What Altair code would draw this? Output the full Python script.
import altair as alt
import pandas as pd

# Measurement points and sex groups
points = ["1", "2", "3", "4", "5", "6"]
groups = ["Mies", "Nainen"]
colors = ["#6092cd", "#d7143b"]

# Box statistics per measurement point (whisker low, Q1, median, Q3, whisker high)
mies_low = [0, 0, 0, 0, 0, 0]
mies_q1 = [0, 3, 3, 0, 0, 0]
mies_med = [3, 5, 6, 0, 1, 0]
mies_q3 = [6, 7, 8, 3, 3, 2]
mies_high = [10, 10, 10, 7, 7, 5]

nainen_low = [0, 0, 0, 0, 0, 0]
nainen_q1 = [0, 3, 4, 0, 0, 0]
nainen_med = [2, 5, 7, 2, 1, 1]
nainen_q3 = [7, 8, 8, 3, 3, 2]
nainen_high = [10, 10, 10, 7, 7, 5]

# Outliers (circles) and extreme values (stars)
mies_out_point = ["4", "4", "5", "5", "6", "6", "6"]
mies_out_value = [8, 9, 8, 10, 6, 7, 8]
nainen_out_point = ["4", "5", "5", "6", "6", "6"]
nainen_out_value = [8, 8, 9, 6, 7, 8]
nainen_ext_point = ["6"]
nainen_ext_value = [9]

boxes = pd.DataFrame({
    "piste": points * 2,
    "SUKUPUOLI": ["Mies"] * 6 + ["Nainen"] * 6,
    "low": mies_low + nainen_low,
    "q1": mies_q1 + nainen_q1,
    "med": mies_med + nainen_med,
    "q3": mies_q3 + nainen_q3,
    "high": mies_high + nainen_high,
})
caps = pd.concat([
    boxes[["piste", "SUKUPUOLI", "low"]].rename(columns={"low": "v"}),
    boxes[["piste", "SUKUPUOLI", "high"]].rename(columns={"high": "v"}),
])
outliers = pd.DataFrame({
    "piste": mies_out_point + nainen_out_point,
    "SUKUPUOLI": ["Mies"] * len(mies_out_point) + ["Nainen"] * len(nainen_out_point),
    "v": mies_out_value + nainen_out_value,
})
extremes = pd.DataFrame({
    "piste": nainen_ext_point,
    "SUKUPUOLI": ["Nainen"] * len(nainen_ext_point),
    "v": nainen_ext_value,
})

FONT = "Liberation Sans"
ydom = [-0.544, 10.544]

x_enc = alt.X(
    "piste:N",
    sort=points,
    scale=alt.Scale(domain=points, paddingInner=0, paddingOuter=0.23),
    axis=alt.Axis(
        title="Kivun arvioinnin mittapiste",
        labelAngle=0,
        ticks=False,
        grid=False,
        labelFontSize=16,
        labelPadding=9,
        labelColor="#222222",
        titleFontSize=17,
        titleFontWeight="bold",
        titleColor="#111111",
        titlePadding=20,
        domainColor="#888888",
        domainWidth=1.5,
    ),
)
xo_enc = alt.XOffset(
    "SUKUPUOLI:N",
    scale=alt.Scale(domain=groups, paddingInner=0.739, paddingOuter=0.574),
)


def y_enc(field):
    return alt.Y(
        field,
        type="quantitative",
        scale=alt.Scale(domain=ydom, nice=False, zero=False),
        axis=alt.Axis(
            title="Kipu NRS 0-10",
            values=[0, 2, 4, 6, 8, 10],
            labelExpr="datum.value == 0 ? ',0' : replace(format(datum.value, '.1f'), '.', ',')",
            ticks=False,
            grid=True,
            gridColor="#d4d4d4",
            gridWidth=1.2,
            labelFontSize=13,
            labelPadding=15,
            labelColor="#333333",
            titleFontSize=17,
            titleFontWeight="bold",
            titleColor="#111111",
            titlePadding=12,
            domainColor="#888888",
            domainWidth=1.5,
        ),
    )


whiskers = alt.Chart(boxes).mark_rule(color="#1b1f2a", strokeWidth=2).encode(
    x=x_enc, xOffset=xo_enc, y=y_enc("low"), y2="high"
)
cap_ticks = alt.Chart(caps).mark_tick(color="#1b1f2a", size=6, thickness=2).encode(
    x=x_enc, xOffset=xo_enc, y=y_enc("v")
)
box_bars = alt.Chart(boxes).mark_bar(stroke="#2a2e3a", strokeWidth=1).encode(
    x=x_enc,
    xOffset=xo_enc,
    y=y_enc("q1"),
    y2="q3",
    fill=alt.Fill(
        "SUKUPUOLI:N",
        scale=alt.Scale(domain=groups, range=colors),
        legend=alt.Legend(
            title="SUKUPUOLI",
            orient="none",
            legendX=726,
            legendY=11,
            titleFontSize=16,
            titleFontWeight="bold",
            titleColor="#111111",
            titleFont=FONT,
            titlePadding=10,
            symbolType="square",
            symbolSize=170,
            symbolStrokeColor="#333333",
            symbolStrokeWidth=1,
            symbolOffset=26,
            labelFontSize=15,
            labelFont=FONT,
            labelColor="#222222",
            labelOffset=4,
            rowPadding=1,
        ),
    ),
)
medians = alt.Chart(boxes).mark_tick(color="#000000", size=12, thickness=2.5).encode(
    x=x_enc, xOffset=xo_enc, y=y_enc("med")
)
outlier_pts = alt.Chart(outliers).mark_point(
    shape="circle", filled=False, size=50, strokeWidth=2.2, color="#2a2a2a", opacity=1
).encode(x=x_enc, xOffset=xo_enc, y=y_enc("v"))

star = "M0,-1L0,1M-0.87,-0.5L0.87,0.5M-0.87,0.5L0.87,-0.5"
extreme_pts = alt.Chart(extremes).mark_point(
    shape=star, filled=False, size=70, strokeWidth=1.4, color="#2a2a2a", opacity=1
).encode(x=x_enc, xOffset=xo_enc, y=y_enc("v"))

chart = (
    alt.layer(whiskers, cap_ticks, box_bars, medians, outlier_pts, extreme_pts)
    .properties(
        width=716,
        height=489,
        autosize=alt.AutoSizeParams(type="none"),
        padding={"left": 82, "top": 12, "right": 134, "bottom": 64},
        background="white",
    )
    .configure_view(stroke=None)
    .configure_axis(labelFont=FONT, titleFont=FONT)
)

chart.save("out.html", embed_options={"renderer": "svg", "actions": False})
═══
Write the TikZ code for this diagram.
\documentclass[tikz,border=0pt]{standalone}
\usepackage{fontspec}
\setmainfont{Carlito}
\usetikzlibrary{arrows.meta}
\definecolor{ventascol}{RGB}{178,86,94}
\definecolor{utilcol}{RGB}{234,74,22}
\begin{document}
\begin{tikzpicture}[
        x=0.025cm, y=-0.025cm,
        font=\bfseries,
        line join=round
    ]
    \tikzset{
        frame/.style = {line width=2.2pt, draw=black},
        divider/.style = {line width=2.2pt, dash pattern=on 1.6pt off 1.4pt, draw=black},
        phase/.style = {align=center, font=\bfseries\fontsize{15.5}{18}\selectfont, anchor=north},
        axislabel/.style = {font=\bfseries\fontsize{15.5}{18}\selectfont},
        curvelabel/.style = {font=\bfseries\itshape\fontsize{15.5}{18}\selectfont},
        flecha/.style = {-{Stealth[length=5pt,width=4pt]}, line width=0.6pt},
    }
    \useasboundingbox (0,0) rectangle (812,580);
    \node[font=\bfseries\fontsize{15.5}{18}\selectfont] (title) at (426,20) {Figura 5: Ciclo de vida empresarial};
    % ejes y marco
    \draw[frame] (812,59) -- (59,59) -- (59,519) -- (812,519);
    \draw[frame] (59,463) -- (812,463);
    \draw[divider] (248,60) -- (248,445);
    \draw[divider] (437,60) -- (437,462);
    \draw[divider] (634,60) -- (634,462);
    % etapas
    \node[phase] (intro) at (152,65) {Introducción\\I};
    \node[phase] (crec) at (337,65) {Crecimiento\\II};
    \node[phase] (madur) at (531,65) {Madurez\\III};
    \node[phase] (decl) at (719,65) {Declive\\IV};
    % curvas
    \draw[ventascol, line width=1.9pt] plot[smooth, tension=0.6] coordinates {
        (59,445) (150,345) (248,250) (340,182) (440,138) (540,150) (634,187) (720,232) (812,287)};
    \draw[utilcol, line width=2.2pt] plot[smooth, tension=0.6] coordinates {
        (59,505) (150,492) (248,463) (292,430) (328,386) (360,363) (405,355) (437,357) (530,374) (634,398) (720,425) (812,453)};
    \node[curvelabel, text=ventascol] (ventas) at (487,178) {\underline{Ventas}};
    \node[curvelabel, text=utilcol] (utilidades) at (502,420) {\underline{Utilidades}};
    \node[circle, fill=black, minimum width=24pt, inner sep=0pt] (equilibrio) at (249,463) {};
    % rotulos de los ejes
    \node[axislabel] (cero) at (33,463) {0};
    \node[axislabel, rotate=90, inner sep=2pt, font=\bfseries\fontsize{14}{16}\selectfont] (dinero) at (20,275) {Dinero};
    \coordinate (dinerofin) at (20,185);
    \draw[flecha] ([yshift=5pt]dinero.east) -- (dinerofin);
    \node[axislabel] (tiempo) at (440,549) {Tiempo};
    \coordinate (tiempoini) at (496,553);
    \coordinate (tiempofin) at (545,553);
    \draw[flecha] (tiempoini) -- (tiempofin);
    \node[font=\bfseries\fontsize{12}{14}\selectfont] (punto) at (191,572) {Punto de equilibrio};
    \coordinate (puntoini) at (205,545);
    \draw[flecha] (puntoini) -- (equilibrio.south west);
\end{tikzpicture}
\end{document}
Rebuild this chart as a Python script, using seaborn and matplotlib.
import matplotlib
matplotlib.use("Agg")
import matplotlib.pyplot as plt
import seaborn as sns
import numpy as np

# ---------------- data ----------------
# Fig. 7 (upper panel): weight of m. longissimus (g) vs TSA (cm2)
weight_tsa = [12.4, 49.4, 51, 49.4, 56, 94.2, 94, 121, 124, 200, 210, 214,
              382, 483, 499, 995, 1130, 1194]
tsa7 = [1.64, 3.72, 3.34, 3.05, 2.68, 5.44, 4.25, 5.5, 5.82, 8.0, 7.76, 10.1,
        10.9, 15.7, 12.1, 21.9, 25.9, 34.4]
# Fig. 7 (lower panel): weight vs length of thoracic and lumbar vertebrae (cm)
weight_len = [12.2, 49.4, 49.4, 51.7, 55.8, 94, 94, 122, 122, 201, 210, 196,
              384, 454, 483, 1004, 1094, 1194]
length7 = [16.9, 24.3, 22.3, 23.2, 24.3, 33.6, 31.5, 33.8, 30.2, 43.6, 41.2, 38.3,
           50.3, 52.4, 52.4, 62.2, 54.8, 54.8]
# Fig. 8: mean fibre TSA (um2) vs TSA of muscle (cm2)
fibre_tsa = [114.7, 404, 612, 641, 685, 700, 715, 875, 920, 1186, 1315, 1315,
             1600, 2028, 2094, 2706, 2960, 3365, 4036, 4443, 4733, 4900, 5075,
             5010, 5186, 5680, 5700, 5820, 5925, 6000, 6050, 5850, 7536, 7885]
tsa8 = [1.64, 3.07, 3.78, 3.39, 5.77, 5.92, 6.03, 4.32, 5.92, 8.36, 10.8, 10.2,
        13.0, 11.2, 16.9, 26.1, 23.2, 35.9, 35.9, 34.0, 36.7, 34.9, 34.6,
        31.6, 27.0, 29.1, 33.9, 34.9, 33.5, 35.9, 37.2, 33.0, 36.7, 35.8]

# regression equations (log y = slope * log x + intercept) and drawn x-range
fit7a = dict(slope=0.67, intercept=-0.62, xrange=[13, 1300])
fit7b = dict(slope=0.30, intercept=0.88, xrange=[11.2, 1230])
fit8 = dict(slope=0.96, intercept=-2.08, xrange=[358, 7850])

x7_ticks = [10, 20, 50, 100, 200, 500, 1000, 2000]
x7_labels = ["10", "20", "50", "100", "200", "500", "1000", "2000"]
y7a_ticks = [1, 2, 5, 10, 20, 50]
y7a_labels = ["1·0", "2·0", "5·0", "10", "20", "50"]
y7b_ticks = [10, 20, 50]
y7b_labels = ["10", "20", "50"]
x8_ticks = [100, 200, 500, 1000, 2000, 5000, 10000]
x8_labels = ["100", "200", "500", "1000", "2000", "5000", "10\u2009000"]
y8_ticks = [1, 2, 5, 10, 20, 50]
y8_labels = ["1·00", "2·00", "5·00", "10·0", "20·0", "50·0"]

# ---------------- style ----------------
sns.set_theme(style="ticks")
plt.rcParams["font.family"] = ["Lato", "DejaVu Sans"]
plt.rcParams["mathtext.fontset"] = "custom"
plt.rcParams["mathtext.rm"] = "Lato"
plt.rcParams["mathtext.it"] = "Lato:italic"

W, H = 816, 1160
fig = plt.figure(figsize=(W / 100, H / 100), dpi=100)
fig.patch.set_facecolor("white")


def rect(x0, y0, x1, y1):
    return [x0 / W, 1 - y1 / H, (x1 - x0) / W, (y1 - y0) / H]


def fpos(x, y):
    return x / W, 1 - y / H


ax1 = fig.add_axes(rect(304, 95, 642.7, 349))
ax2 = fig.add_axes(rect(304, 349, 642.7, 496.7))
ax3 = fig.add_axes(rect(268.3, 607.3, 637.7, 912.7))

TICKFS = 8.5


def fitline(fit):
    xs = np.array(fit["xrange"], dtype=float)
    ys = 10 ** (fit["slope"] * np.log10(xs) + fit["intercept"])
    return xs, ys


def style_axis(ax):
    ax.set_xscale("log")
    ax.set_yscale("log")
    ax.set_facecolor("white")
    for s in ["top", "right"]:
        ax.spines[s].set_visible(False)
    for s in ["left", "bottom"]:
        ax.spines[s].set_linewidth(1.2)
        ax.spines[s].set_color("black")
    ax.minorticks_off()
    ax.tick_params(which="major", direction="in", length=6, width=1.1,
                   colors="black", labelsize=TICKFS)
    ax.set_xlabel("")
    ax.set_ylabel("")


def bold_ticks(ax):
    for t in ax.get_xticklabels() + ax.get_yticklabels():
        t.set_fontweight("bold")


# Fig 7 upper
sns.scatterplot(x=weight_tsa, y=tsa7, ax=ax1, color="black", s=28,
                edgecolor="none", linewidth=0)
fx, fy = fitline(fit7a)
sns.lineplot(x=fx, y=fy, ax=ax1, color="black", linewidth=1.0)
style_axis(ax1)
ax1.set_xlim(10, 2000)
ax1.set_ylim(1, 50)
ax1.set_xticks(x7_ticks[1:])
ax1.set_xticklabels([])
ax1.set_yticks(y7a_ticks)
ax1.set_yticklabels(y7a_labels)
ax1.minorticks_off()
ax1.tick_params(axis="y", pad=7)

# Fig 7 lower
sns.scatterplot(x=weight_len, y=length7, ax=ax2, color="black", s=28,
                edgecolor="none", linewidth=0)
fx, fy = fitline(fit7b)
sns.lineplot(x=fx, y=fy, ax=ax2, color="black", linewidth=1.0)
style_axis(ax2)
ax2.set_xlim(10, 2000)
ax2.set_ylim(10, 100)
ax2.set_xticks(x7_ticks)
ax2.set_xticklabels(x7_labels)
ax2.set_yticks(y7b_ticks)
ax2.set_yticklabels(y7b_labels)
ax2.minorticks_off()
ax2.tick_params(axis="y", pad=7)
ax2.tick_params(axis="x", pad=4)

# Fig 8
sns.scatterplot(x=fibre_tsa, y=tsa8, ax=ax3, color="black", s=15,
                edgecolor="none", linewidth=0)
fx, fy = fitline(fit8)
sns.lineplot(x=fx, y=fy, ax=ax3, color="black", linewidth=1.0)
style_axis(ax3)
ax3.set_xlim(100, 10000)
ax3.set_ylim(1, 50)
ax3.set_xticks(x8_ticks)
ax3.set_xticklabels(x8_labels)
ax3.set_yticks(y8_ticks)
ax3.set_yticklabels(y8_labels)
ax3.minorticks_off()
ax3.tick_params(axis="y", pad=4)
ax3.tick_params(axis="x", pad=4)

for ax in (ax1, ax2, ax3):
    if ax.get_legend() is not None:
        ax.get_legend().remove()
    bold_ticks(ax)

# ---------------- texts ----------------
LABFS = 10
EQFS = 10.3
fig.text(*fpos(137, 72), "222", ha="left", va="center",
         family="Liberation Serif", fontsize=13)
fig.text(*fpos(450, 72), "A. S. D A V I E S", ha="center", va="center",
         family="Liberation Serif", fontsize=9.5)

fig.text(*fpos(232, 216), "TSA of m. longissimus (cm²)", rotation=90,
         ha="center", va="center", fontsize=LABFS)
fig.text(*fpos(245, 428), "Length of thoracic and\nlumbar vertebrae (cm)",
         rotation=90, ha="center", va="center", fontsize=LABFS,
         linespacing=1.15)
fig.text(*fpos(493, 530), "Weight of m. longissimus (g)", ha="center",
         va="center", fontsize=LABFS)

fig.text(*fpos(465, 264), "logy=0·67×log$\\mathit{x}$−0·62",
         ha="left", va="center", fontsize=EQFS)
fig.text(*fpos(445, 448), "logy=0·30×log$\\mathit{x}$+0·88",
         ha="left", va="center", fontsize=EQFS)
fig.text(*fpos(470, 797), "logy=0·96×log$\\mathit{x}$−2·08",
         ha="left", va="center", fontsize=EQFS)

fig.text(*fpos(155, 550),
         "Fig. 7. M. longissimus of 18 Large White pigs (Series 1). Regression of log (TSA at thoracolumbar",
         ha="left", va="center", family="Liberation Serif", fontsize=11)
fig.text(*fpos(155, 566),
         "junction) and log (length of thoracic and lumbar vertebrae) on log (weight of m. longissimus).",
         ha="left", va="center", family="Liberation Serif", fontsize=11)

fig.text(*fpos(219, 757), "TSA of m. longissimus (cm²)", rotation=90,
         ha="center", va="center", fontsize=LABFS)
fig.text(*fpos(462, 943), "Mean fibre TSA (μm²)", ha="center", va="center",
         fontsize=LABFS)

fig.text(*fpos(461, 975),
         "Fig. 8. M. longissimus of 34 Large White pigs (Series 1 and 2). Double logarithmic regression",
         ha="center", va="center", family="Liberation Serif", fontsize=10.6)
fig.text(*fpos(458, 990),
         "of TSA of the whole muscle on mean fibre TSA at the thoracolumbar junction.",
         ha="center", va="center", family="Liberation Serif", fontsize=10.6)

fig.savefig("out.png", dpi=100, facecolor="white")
═══
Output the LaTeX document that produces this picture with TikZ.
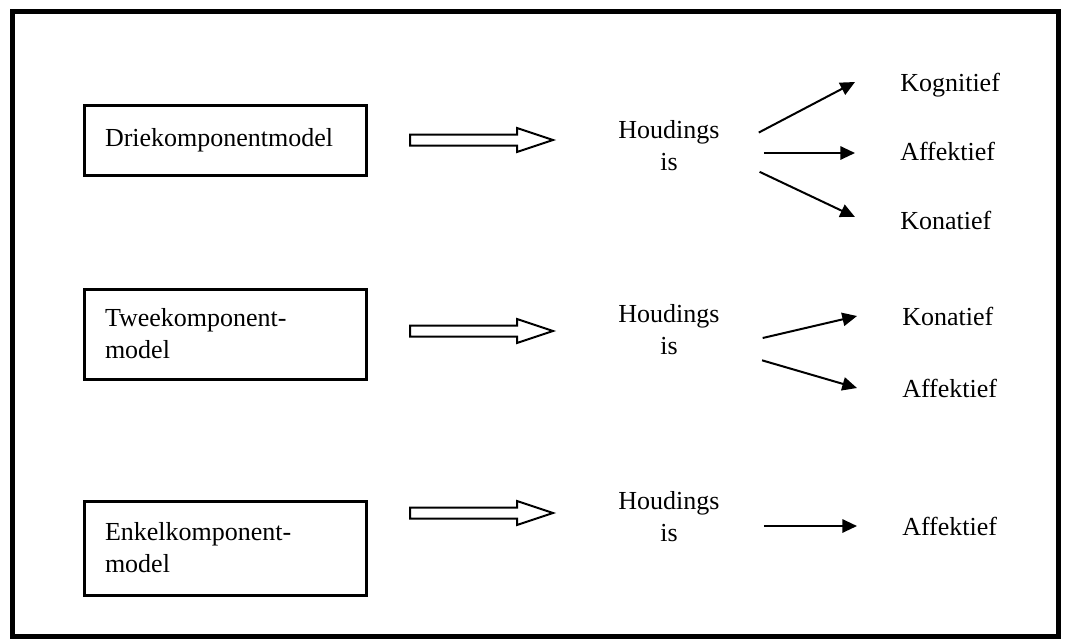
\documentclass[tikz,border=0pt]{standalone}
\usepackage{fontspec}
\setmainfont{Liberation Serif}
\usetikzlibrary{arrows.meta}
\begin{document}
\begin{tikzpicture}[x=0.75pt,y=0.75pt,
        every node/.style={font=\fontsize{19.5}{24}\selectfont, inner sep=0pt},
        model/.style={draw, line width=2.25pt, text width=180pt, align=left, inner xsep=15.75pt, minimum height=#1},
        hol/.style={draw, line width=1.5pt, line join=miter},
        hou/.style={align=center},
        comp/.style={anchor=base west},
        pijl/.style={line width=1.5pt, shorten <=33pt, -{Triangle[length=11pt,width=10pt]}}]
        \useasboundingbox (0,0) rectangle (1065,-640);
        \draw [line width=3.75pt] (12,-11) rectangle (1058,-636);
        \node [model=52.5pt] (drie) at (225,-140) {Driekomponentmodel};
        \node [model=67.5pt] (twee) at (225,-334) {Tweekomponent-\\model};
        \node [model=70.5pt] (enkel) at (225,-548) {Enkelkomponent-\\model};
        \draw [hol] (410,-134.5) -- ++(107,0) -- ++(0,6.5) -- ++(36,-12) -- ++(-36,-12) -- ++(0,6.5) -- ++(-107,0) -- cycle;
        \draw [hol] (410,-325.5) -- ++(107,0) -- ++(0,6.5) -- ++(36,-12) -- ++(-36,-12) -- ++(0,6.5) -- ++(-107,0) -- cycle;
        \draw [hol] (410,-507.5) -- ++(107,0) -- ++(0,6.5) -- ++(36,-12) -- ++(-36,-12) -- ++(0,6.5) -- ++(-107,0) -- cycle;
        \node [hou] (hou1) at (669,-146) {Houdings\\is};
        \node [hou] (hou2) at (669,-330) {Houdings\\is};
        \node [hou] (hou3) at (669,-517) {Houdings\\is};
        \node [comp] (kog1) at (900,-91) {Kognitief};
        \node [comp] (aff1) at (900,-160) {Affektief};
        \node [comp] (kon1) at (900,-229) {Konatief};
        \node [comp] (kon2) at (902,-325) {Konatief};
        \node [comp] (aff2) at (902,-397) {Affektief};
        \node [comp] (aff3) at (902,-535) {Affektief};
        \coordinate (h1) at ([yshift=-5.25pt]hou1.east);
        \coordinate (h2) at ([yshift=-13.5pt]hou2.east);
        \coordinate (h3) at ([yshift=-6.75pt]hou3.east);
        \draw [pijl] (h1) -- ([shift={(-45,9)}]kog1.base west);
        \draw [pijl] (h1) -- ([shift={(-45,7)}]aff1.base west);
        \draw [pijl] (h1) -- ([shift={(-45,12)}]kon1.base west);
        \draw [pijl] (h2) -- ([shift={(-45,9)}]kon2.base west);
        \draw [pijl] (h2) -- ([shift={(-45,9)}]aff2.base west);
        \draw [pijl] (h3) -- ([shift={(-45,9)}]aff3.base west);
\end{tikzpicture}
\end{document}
═══
Task instructions:
Everything from the line with "What Altair code" through the line with "nainen_ext_value = [9]", both ends included, should be repeated exactly; nothing else should appear.

The output:
What Altair code would draw this? Output the full Python script.
import altair as alt
import pandas as pd

# Measurement points and sex groups
points = ["1", "2", "3", "4", "5", "6"]
groups = ["Mies", "Nainen"]
colors = ["#6092cd", "#d7143b"]

# Box statistics per measurement point (whisker low, Q1, median, Q3, whisker high)
mies_low = [0, 0, 0, 0, 0, 0]
mies_q1 = [0, 3, 3, 0, 0, 0]
mies_med = [3, 5, 6, 0, 1, 0]
mies_q3 = [6, 7, 8, 3, 3, 2]
mies_high = [10, 10, 10, 7, 7, 5]

nainen_low = [0, 0, 0, 0, 0, 0]
nainen_q1 = [0, 3, 4, 0, 0, 0]
nainen_med = [2, 5, 7, 2, 1, 1]
nainen_q3 = [7, 8, 8, 3, 3, 2]
nainen_high = [10, 10, 10, 7, 7, 5]

# Outliers (circles) and extreme values (stars)
mies_out_point = ["4", "4", "5", "5", "6", "6", "6"]
mies_out_value = [8, 9, 8, 10, 6, 7, 8]
nainen_out_point = ["4", "5", "5", "6", "6", "6"]
nainen_out_value = [8, 8, 9, 6, 7, 8]
nainen_ext_point = ["6"]
nainen_ext_value = [9]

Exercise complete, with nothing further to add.